Une institution Reine de la télévision
La relation à la télévision est un deuxième exemple de compromis du système monarchique.
Face au caractère intrusif des caméras et donc du peuple, la royauté a su s’adapter et a même souvent su fixer ses règles. Ainsi, le 2 juin 1953, la couronne affirme sa solennité au travers du couronnement de la Reine Elizabeth II, un événement qui, pour la première fois, sera diffusé en mondovision, simultanément sur toutes les télévisions en Angleterre, en France, en Allemagne, aux Pays-Bas et en Belgique. La monarchie établissait un compromis avec le quatrième pouvoir ; une relation complexe et forte qui perdure aujourd’hui.
Sur un plan théorique, cet accord avec l’institution audiovisuelle est intéressant car il s’agit ici non seulement d’un nouveau pouvoir mais aussi d’une innovation. L’émergence de la télévision est d’ailleurs l’un des exemples étudiés par les néo-institutionnalistes.
Avec l’audiovisuel, la monarchie a établi une forme d’échange, en lui apportant sa légitimité ancrée dans les siècles, et en obtenant en retour une visibilité accrue. Aujourd’hui, on peut parler véritablement de marque au sujet de la royauté britannique, souvent appelée par la Presse britannique The Firm.
Au-delà de l’Anglicanisme ?
Dernier exemple de compromis avec d’autres institutions légitimes, on notera que le nouveau monarque prône une ouverture sans doute plus marquée envers l’ensemble des croyances.
Ainsi, avant devenir Roi, le Prince Charles a notamment rendu hommage à la religion monothéiste Sikh, en allant fouler, pieds nus et la tête couverte d’un turban, la terre du principal temple sikh, en Inde lors d’une visite en 2019.
Charles III a d’ailleurs insisté, dès son discours d’intronisation de septembre 2022, à la fois sur l’importance qu’il accordait à son rôle de Chef de l’Eglise Anglicane et également sur son souhait de respecter le multiculturalisme de ses sujets.
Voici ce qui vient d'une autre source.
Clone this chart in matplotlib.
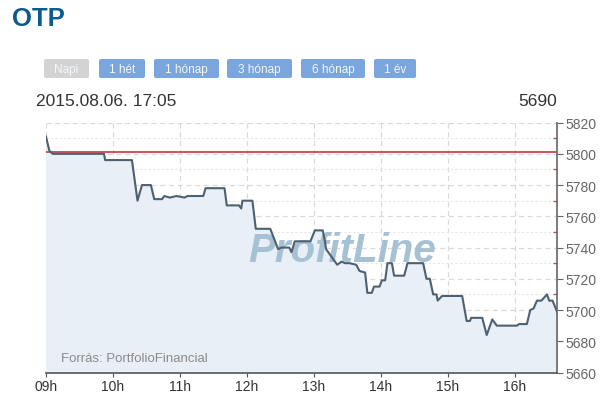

Et cette orientation s’est incarnée lors de son couronnement avec la participation des représentants des religions juive, hindouiste, sikh, musulmane et bouddhiste.
En guise de conclusion provisoire sur un sujet par nature évolutif, on peut souligner la puissance de la relation à l’Histoire au regard de la construction et du maintien de la légitimité de la monarchie britannique, ce qui structurellement limite sa modernisation et l’oblige à des compromis avec les autres grandes institutions – au point de possiblement, un jour, la dénaturer ?
Sur un plan géopolitique, on peut considérer que cette science du compromis est un atout pour son influence diplomatique au service du Royaume-Uni et du Commonwealth, un domaine où sa légitimité est puissante.